Quando a menina me puxa pra ver seu show, eu digo que não quero e o que segue é um choro, eu não abri mão do meu desejo de ficar onde estou em prol do desejo dessa criança. O choro, nesse caso, é a tentativa de negociação, é a ferramenta que a criança encontra para fazer valer aquilo que quer. A tarefa do adulto me parece ser fornecer escuta, acolhimento, outras ferramentas — como nomear sentimentos — e outras possibilidades — como ficar apenas 3 minutos. É por meio de ações desse tipo que a criança aprende a entender seus sentimentos e a ser empática. Trazendo para o universo adulto, não adianta pensar em acusar o outro de ser infantil: cada um tem as ferramentas que tem, além do que, acho que não há pessoa em posição de dizer que todas as suas atitudes são adultas em relacionamentos. Mesmo que você esteja baseando seus parâmetros naqueles já estabelecidos, estamos todos aprendendo. O mundo está em transformação a cada segundo, as informações circulam rápida e abertamente. Até a traição (milenar, sintoma de acordos que perderam o sentido) está bem mais fácil de descobrir nesses tempos, com celulares, GPS e câmeras em todas as esquinas.

Talvez valha mais a pena usar a tecnologia para compartilhar experiências, ferramentas, textos, vídeos com a(s) pessoa(s) amada(s), para trazer outras cores à relação e entender o que é que se deseja quando está com outra pessoa.
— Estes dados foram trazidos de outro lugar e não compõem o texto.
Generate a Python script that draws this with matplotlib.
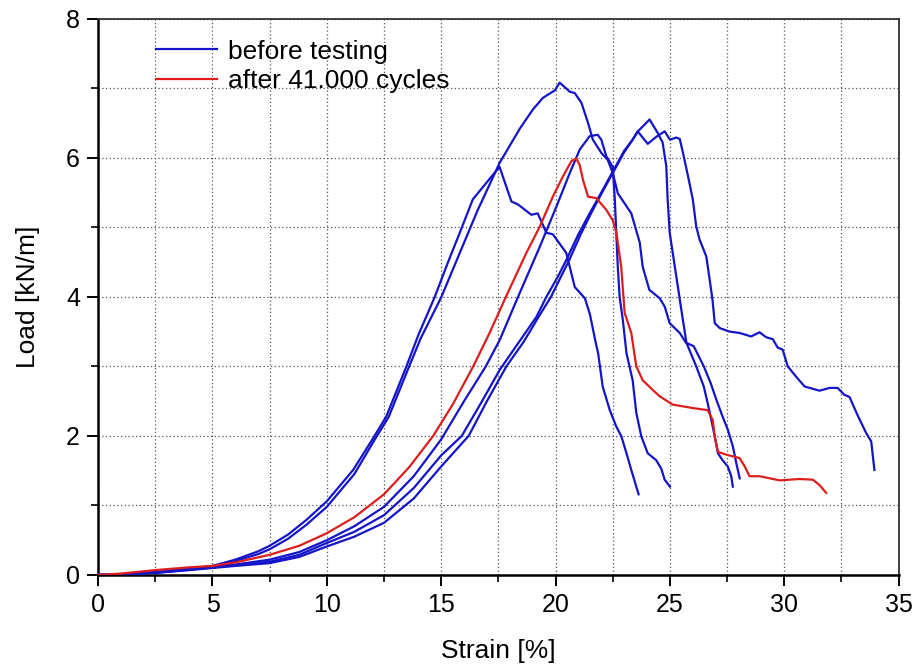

A tentativa de construir uma base de confiança em si e no outro a partir da lógica interna das pessoas envolvidas pode permitir o florescer de outros sentimentos, com parcerias mais tranquilas e menos preocupadas com aparências. De repente, o afeto, o amor compartilhado no relacionamento é o que vai ensinar a todos, no exercício da presença temporal e espacial, como vocês podem compreender a si e ao outro, nessa coisa nova que é estar junto na pós-modernidade, lidando com perspectivas tão diversas. Pode parecer trabalhoso e eu acredito que seja, de fato, mas com certeza também é mais proveitoso. Afinal, equidade, escuta, respeito, carinho e atenção só podem fazer bem.

* Mainá Santana é artista da dança, arte-educadora, escritora, poeta, subeditora, psicóloga, banca de editais e professora.